WHAT THIS TASK INVOLVES
Quote each line of the material verbatim, without the pictures.

-- Start MATERIAL PROVIDED --

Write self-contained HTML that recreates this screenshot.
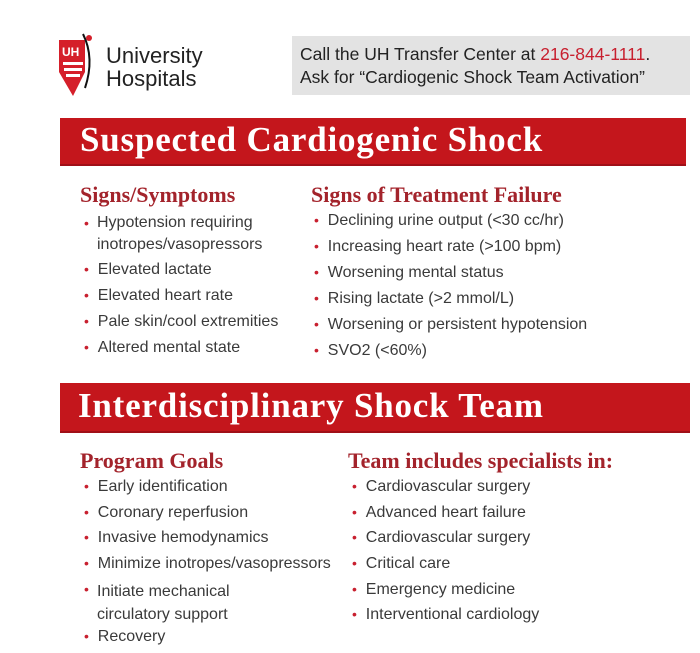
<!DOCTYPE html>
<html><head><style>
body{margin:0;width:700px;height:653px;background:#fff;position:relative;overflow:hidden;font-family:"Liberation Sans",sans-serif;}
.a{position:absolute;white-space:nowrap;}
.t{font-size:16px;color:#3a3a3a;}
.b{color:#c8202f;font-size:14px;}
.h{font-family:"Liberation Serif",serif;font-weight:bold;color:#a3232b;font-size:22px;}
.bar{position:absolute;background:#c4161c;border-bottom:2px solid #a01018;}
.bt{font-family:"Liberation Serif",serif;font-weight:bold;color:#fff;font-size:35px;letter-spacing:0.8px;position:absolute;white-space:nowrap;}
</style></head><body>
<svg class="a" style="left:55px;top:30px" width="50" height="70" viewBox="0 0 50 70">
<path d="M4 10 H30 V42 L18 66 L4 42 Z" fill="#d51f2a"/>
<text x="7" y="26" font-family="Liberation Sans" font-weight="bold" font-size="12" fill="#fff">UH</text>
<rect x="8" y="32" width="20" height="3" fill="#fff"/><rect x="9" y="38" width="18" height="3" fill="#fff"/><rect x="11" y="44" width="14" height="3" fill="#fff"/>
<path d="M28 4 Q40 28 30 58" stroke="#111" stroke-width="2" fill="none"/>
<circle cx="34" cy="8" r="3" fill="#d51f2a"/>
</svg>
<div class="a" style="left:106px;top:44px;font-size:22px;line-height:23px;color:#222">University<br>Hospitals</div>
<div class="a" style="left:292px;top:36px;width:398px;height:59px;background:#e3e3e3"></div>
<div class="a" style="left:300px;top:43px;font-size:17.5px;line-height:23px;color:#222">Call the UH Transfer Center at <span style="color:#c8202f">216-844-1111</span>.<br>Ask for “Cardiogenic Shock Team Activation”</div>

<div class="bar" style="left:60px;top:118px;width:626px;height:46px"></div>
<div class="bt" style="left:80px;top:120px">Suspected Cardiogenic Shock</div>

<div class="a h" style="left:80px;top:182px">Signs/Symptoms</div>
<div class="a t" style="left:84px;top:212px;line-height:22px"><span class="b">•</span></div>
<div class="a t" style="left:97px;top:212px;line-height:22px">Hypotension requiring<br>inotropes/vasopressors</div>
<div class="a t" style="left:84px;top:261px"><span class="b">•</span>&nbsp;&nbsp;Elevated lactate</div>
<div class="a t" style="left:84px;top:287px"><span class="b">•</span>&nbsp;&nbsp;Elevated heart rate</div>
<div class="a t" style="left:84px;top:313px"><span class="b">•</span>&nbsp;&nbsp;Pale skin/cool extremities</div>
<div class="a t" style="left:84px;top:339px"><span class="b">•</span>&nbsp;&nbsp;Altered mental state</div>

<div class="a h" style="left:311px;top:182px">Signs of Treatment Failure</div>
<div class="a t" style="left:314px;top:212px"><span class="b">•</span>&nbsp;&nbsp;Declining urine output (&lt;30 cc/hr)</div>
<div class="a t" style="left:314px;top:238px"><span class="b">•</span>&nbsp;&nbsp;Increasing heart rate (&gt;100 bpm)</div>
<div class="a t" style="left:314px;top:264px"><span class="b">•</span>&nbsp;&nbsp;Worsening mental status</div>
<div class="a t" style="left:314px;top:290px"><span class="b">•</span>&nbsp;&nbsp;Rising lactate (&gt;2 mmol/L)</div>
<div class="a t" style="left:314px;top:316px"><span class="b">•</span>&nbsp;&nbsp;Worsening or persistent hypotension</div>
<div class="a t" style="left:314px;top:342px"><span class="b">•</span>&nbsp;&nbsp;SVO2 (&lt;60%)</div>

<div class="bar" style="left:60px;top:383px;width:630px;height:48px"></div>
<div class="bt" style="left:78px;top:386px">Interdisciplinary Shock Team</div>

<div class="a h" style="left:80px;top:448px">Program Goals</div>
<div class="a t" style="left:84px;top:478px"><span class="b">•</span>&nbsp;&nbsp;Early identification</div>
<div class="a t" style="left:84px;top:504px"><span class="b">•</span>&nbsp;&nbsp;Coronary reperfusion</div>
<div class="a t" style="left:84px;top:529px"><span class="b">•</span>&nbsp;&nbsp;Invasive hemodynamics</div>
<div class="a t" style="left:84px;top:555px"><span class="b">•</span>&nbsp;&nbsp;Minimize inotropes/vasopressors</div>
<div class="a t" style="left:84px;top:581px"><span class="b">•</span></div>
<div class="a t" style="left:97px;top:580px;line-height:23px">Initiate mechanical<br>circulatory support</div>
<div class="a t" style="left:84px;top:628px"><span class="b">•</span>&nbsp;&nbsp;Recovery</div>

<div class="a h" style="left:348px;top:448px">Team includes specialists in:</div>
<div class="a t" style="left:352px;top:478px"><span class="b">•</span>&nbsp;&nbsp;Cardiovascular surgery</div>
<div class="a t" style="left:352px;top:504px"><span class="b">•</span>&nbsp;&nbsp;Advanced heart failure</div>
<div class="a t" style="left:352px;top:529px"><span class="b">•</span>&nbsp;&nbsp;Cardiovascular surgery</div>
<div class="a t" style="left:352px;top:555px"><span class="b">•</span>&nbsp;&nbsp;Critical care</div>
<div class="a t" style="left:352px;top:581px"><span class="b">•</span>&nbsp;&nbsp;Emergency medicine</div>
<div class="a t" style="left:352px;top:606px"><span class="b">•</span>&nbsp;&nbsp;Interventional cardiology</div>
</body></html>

-- End MATERIAL PROVIDED --

FINAL RESULT
Write self-contained HTML that recreates this screenshot.
<!DOCTYPE html>
<html><head><style>
body{margin:0;width:700px;height:653px;background:#fff;position:relative;overflow:hidden;font-family:"Liberation Sans",sans-serif;}
.a{position:absolute;white-space:nowrap;}
.t{font-size:16px;color:#3a3a3a;}
.b{color:#c8202f;font-size:14px;}
.h{font-family:"Liberation Serif",serif;font-weight:bold;color:#a3232b;font-size:22px;}
.bar{position:absolute;background:#c4161c;border-bottom:2px solid #a01018;}
.bt{font-family:"Liberation Serif",serif;font-weight:bold;color:#fff;font-size:35px;letter-spacing:0.8px;position:absolute;white-space:nowrap;}
</style></head><body>
<svg class="a" style="left:55px;top:30px" width="50" height="70" viewBox="0 0 50 70">
<path d="M4 10 H30 V42 L18 66 L4 42 Z" fill="#d51f2a"/>
<text x="7" y="26" font-family="Liberation Sans" font-weight="bold" font-size="12" fill="#fff">UH</text>
<rect x="8" y="32" width="20" height="3" fill="#fff"/><rect x="9" y="38" width="18" height="3" fill="#fff"/><rect x="11" y="44" width="14" height="3" fill="#fff"/>
<path d="M28 4 Q40 28 30 58" stroke="#111" stroke-width="2" fill="none"/>
<circle cx="34" cy="8" r="3" fill="#d51f2a"/>
</svg>
<div class="a" style="left:106px;top:44px;font-size:22px;line-height:23px;color:#222">University<br>Hospitals</div>
<div class="a" style="left:292px;top:36px;width:398px;height:59px;background:#e3e3e3"></div>
<div class="a" style="left:300px;top:43px;font-size:17.5px;line-height:23px;color:#222">Call the UH Transfer Center at <span style="color:#c8202f">216-844-1111</span>.<br>Ask for “Cardiogenic Shock Team Activation”</div>

<div class="bar" style="left:60px;top:118px;width:626px;height:46px"></div>
<div class="bt" style="left:80px;top:120px">Suspected Cardiogenic Shock</div>

<div class="a h" style="left:80px;top:182px">Signs/Symptoms</div>
<div class="a t" style="left:84px;top:212px;line-height:22px"><span class="b">•</span></div>
<div class="a t" style="left:97px;top:212px;line-height:22px">Hypotension requiring<br>inotropes/vasopressors</div>
<div class="a t" style="left:84px;top:261px"><span class="b">•</span>&nbsp;&nbsp;Elevated lactate</div>
<div class="a t" style="left:84px;top:287px"><span class="b">•</span>&nbsp;&nbsp;Elevated heart rate</div>
<div class="a t" style="left:84px;top:313px"><span class="b">•</span>&nbsp;&nbsp;Pale skin/cool extremities</div>
<div class="a t" style="left:84px;top:339px"><span class="b">•</span>&nbsp;&nbsp;Altered mental state</div>

<div class="a h" style="left:311px;top:182px">Signs of Treatment Failure</div>
<div class="a t" style="left:314px;top:212px"><span class="b">•</span>&nbsp;&nbsp;Declining urine output (&lt;30 cc/hr)</div>
<div class="a t" style="left:314px;top:238px"><span class="b">•</span>&nbsp;&nbsp;Increasing heart rate (&gt;100 bpm)</div>
<div class="a t" style="left:314px;top:264px"><span class="b">•</span>&nbsp;&nbsp;Worsening mental status</div>
<div class="a t" style="left:314px;top:290px"><span class="b">•</span>&nbsp;&nbsp;Rising lactate (&gt;2 mmol/L)</div>
<div class="a t" style="left:314px;top:316px"><span class="b">•</span>&nbsp;&nbsp;Worsening or persistent hypotension</div>
<div class="a t" style="left:314px;top:342px"><span class="b">•</span>&nbsp;&nbsp;SVO2 (&lt;60%)</div>

<div class="bar" style="left:60px;top:383px;width:630px;height:48px"></div>
<div class="bt" style="left:78px;top:386px">Interdisciplinary Shock Team</div>

<div class="a h" style="left:80px;top:448px">Program Goals</div>
<div class="a t" style="left:84px;top:478px"><span class="b">•</span>&nbsp;&nbsp;Early identification</div>
<div class="a t" style="left:84px;top:504px"><span class="b">•</span>&nbsp;&nbsp;Coronary reperfusion</div>
<div class="a t" style="left:84px;top:529px"><span class="b">•</span>&nbsp;&nbsp;Invasive hemodynamics</div>
<div class="a t" style="left:84px;top:555px"><span class="b">•</span>&nbsp;&nbsp;Minimize inotropes/vasopressors</div>
<div class="a t" style="left:84px;top:581px"><span class="b">•</span></div>
<div class="a t" style="left:97px;top:580px;line-height:23px">Initiate mechanical<br>circulatory support</div>
<div class="a t" style="left:84px;top:628px"><span class="b">•</span>&nbsp;&nbsp;Recovery</div>

<div class="a h" style="left:348px;top:448px">Team includes specialists in:</div>
<div class="a t" style="left:352px;top:478px"><span class="b">•</span>&nbsp;&nbsp;Cardiovascular surgery</div>
<div class="a t" style="left:352px;top:504px"><span class="b">•</span>&nbsp;&nbsp;Advanced heart failure</div>
<div class="a t" style="left:352px;top:529px"><span class="b">•</span>&nbsp;&nbsp;Cardiovascular surgery</div>
<div class="a t" style="left:352px;top:555px"><span class="b">•</span>&nbsp;&nbsp;Critical care</div>
<div class="a t" style="left:352px;top:581px"><span class="b">•</span>&nbsp;&nbsp;Emergency medicine</div>
<div class="a t" style="left:352px;top:606px"><span class="b">•</span>&nbsp;&nbsp;Interventional cardiology</div>
</body></html>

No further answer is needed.